我们知道,英文单词static代表静态、不变的意思,unified代表统一的意思。从字面意思来看,StaticMemoryManager表示是静态的内存管理器,何谓静态,就是按照某种算法确定内存的分配后,其整体分布不会随便改变,而UnifiedMemoryManager代表的是统一的内存管理器,统一么,是不是有共享和变动的意思。那么我们不妨大胆猜测下,StaticMemoryManager这种内存管理模型是在内存分配之初,即确定各区域内存的大小,并在Task运行过程中保持不变,而UnifiedMemoryManager则会根据Task运行过程中各区域数据对内存需要的程序进行动态调整。到底是不是这样呢?只有看过源码才能知晓。首先,我们看下StaticMemoryManager,通过SparkEnv中对其初始化的语句我们知道,它的初始化调用的是StaticMemoryManager的带有参数SparkConf类型的conf、Int类型的numCores的构造函数,代码如下:
- def this(conf: SparkConf, numCores: Int) {
-
- this(
- conf,
-
- StaticMemoryManager.getMaxExecutionMemory(conf),
-
-
- StaticMemoryManager.getMaxStorageMemory(conf),
- numCores)
- }
其中,在调用最底层的构造方法之前,调用了伴生对象StaticMemoryManager的两个方法,分别是获取Execution区域(即运行区域,为shuffle使用)分配的可用内存总大小的getMaxExecutionMemory()和获取storage区域(即存储区域)分配的可用内存总大小的getMaxStorageMemory()方法。
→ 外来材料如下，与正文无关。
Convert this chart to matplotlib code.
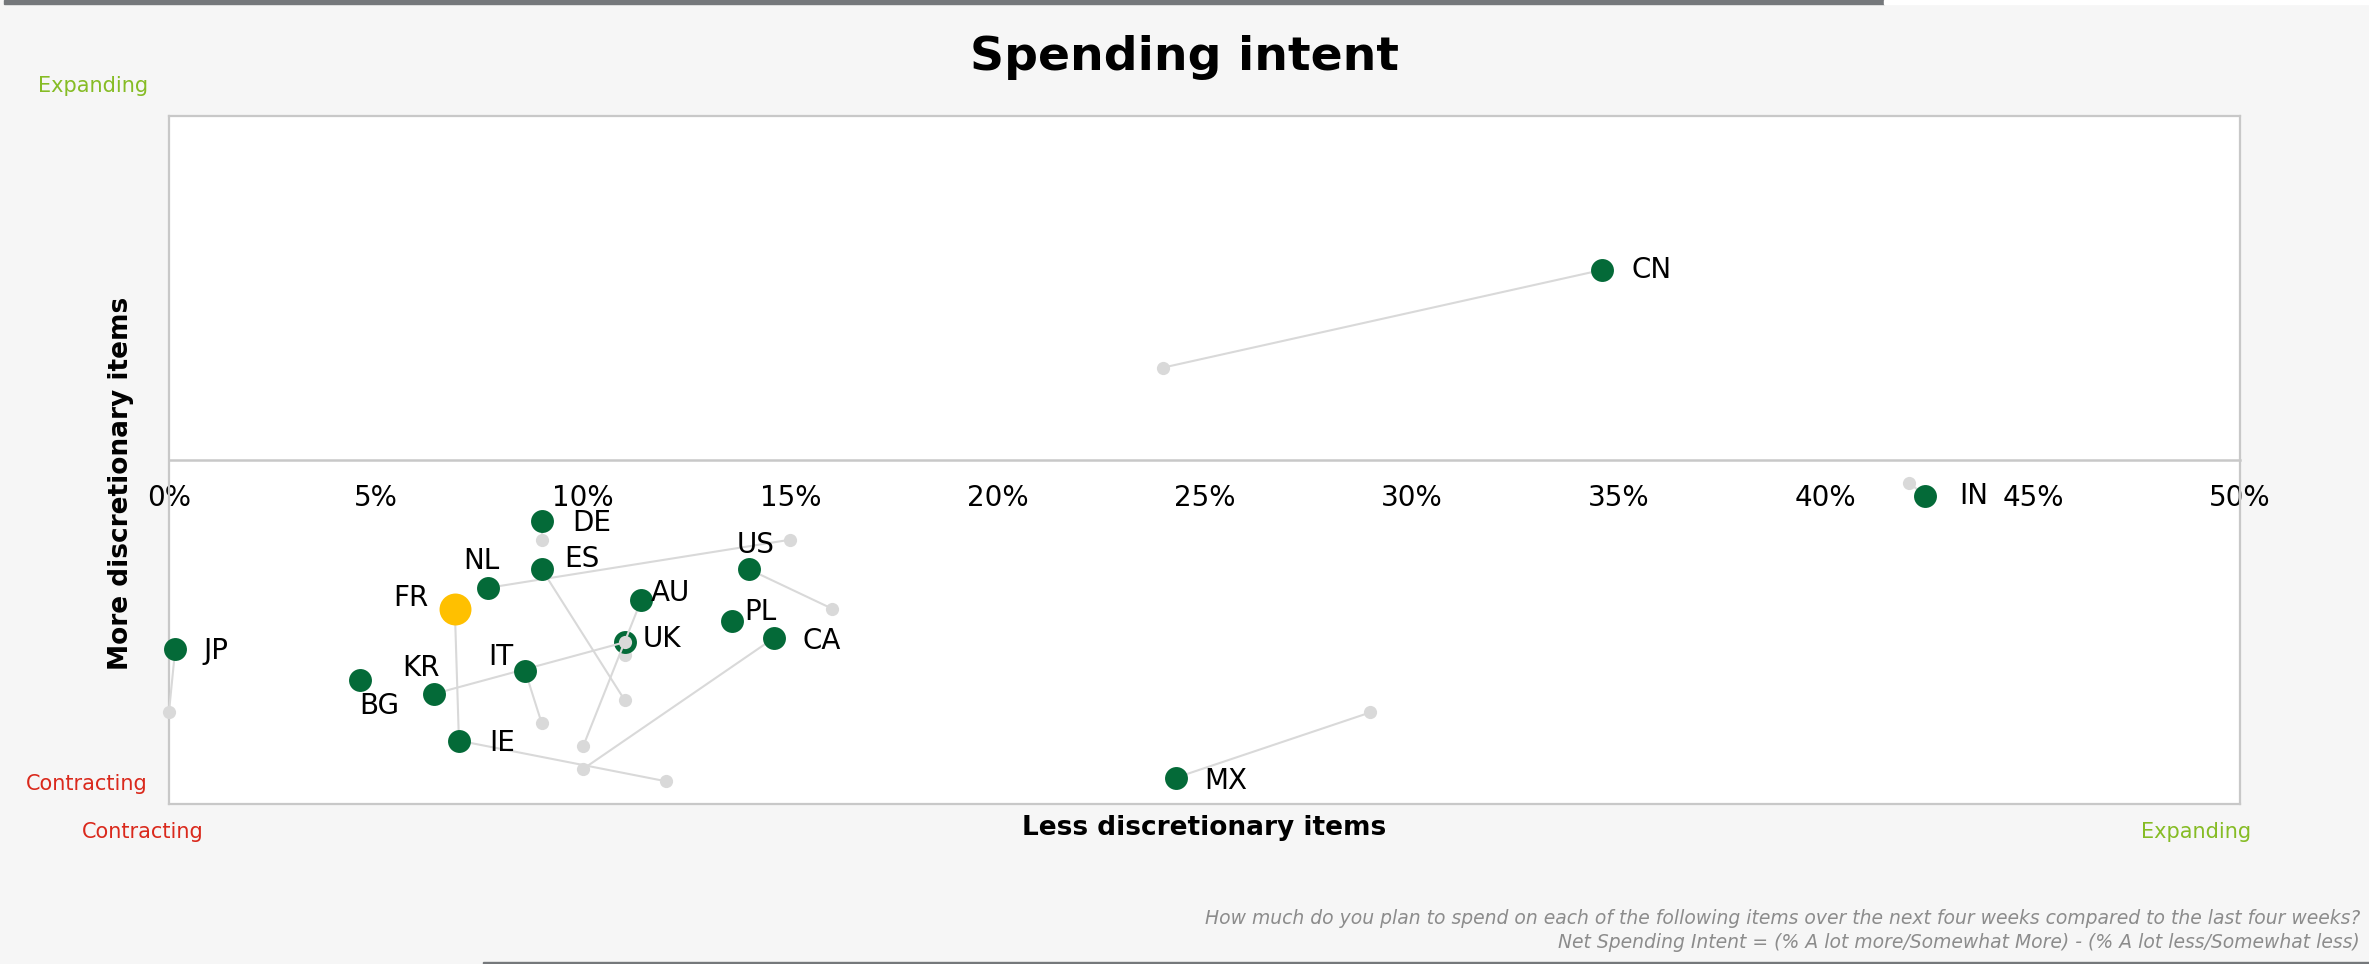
import matplotlib
matplotlib.use('agg')
import matplotlib.pyplot as plt
from matplotlib.patches import Rectangle

######## data ########
countries = ['CN', 'IN', 'MX', 'JP', 'BG', 'NL', 'DE', 'ES', 'US', 'UK',
             'AU', 'KR', 'IT', 'PL', 'CA', 'FR', 'IE']
# net spending intent now (%)
less_now = [34.6, 42.4, 24.3, 0.15, 4.6, 7.7, 9.0, 9.0, 14.0, 11.0,
            11.4, 6.4, 8.6, 13.6, 14.6, 6.9, 7.0]
more_now = [27.6, -5.2, -46.2, -27.5, -32.0, -18.6, -8.9, -15.9, -15.9, -26.4,
            -20.4, -34.0, -30.7, -23.4, -25.9, -21.6, -40.8]
# previous wave (%)
less_prev = [24.0, 42.0, 29.0, 0.0, 4.6, 15.0, 9.0, 11.0, 16.0, 11.0,
             10.0, 11.0, 9.0, 13.6, 10.0, 7.0, 12.0]
more_prev = [13.4, -3.3, -36.7, -36.6, -32.0, -11.6, -11.7, -34.9, -21.6, -28.3,
             -41.6, -26.5, -38.3, -23.4, -44.9, -40.8, -46.7]
highlight = 'FR'

xticks = [0, 5, 10, 15, 20, 25, 30, 35, 40, 45, 50]
xtick_labels = [str(t) + '%' for t in xticks]

######## style ########
dgreen = '#046a38'
lgreen = '#86bc25'
red = '#da291c'
yellow = '#ffc000'
grey = '#d9d9d9'
frame = '#c8c8c8'
bg = '#f6f6f6'

# label offsets in pixels (dx, dy down), alignment
label_pos = {
    'CN': (29, 0, 'left'), 'IN': (34, 0, 'left'), 'MX': (29, 3, 'left'),
    'DE': (30, 2, 'left'), 'JP': (28, 2, 'left'), 'IE': (30, 2, 'left'),
    'UK': (18, -3, 'left'), 'CA': (29, 3, 'left'), 'AU': (10, -7, 'left'),
    'PL': (12, -9, 'left'), 'ES': (22, -10, 'left'),
    'NL': (-7, -27, 'center'), 'FR': (-44, -11, 'center'),
    'KR': (-13, -26, 'center'), 'BG': (20, 26, 'center'),
    'IT': (-24, -14, 'center'), 'US': (7, -24, 'center'),
}

W, H = 2369, 964
fig = plt.figure(figsize=(W / 100, H / 100), dpi=100)
fig.patch.set_facecolor(bg)

def fx(px):
    return px / W

def fy(py):
    return 1 - py / H

ax = fig.add_axes([fx(169), fy(804), fx(2240) - fx(169), fy(115.7) - fy(804)])
ax.set_facecolor('white')
ax.set_xlim(0, 50)
ax.set_ylim(-50, 50)
ax.set_xticks([])
ax.set_yticks([])
for s in ax.spines.values():
    s.set_color(frame)
    s.set_linewidth(1.6)

# zero line with percent labels below it
sec = ax.secondary_xaxis(0.5)
sec.set_xticks(xticks, xtick_labels)
sec.xaxis.set_ticks_position('bottom')
sec.tick_params(axis='x', length=0, pad=17.5, labelsize=20, colors='black',
                labelbottom=True, labeltop=False)
for s in sec.spines.values():
    s.set_color(frame)
    s.set_linewidth(1.8)

pt = 72 / 100  # points per pixel
for i, c in enumerate(countries):
    z = 10 + 3 * i
    ax.plot([less_prev[i], less_now[i]], [more_prev[i], more_now[i]],
            color=grey, lw=1.5, zorder=z, clip_on=False)
    ax.plot(less_prev[i], more_prev[i], 'o', color=grey, ms=9.5, mec='none',
            zorder=z + 1, clip_on=False)
    if c == highlight:
        ax.plot(less_now[i], more_now[i], 'o', color=yellow, ms=23, mec='none',
                zorder=z + 2, clip_on=False)
    else:
        ax.plot(less_now[i], more_now[i], 'o', color=dgreen, ms=16.5, mec='none',
                zorder=z + 2, clip_on=False)
    dx, dy, ha = label_pos[c]
    ax.annotate(c, (less_now[i], more_now[i]), xytext=(dx * pt, -dy * pt),
                textcoords='offset points', ha=ha, va='center', fontsize=20,
                zorder=100)

# titles and axis names
fig.text(fx(1184), fy(58), 'Spending intent', ha='center', va='center',
         fontsize=34, fontweight='bold')
fig.text(fx(121), fy(483), 'More discretionary items', rotation=90,
         ha='center', va='center', fontsize=19, fontweight='bold')
fig.text(fx(1204), fy(828), 'Less discretionary items', ha='center',
         va='center', fontsize=19, fontweight='bold')

# corner notes
fig.text(fx(148), fy(86), 'Expanding', ha='right', va='center', fontsize=15, color=lgreen)
fig.text(fx(148), fy(784), 'Contracting', ha='right', va='center', fontsize=15, color=red)
fig.text(fx(82), fy(832), 'Contracting', ha='left', va='center', fontsize=15, color=red)
fig.text(fx(2251), fy(832), 'Expanding', ha='right', va='center', fontsize=15, color=lgreen)

fig.text(fx(2360), fy(918), 'How much do you plan to spend on each of the following items '
         'over the next four weeks compared to the last four weeks?',
         ha='right', va='center', fontsize=13.5, style='italic', color='#8c8c8c')
fig.text(fx(2360), fy(943), 'Net Spending Intent = (% A lot more/Somewhat More) - '
         '(% A lot less/Somewhat less)',
         ha='right', va='center', fontsize=13.5, style='italic', color='#8c8c8c')

# decorative bars
fig.patches.append(Rectangle((fx(4), fy(4)), fx(1884) - fx(4), fy(0) - fy(4),
                             transform=fig.transFigure, color='#75787b', zorder=0))
fig.patches.append(Rectangle((fx(1884), fy(4)), 1 - fx(1884), fy(0) - fy(4),
                             transform=fig.transFigure, color='white', zorder=0))
fig.patches.append(Rectangle((fx(483), 0), 1 - fx(483), fy(962),
                             transform=fig.transFigure, color='#75787b', zorder=0))

fig.savefig('out.png', dpi=100, facecolor=bg)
何为Storage区域?何为Execution区域?这里,我们简单解释下,Storage就是存储的意思,它存储的是Task的运行结果等数据,当然前提是其运行结果比较小,足以在内存中盛放。那么Execution呢?执行的意思,通过参数中的shuffle,我猜测它实际上是shuffle过程中需要使用的内存数据(因为还未分析shuffle,这里只是猜测,猜错勿怪,还望读者指正)。
我们接着看下这两个方法,代码如下:
-
-
-
-
- private def getMaxStorageMemory(conf: SparkConf): Long = {
-
-
- val systemMaxMemory = conf.getLong("spark.testing.memory", Runtime.getRuntime.maxMemory)
-
-
- val memoryFraction = conf.getDouble("spark.storage.memoryFraction", 0.6)
-
-
- val safetyFraction = conf.getDouble("spark.storage.safetyFraction", 0.9)
-
-
- (systemMaxMemory * memoryFraction * safetyFraction).toLong
- }
-
-
-
-
-
- private def getMaxExecutionMemory(conf: SparkConf): Long = {
-
-
- val systemMaxMemory = conf.getLong("spark.testing.memory", Runtime.getRuntime.maxMemory)
-
-
- val memoryFraction = conf.getDouble("spark.shuffle.memoryFraction", 0.2)
-
-
- val safetyFraction = conf.getDouble("spark.shuffle.safetyFraction", 0.8)
-
-
- (systemMaxMemory * memoryFraction * safetyFraction).toLong
- }
通过上述代码,我们可以看到,获取两个内存区域大小的方法是及其相似的,我们就以getMaxStorageMemory()方法为例,来详细说明。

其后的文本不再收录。